BenjaminRuston commented 9 months ago

thanks @hailingz and @neill-b we should choose which is the default (NOAA?) and then add a switch to do the changes in your steps 1. and 2. above, the fix to seconds to the dateTime should be kept regardless

but have one routine that can output either style ODB or NOAA

also good time to add a usage clause, so call without arguments and it spits out usage clause rather than having to read the code.. I can help with this.

hailingz commented 9 months ago

a usage clause

Hello @BenjaminRuston Thank you so much for your very useful comments. I have just pushed a couple commits which added (1) "a usage clause", and (2) optional argument so one can choose apply more sanity checks or not. Also descriptions are updated in the top of the codes.
Could you please take a look?

PatNichols commented 9 months ago

@hailingz is it possible to combine the generic and other into one file? In some sense it looks like we are repeating ourselves. thanks

hailingz commented 9 months ago

@hailingz is it possible to combine the generic and other into one file? In some sense it looks like we are repeating ourselves. thanks

Yes @PatNichols The old one was removed and the generic one is renamed to gnssro_bufr2ioda.f90 README is updated.

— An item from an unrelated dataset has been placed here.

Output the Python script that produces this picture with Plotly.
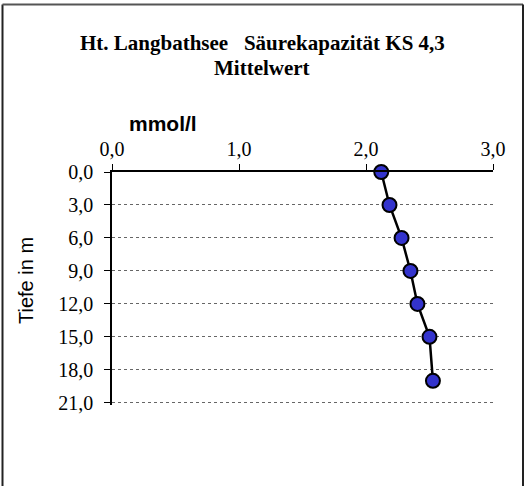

hailingz commented 9 months ago

Thank you @BenjaminRuston for the "ready to merge" label. Please let me know if anything is still needed so we can get this merged soon. @PatNichols

BenjaminRuston commented 9 months ago

@hailingz I tried this converter the resulting file is much smaller than before these changes

is this expected looks like the gsi refractivity and bending angle errors were removed

BenjaminRuston commented 9 months ago

@hailingz here results through skylab for the new file versus what we have archived using the previous version of the decoder

image

if this is expected or you're happy let's merge this in

hailingz commented 9 months ago

Thank you @BenjaminRuston for the plots. The new plot should be identical to the old one. I have added another check in the "addChecks". Could you please check the results again? Thank you so much!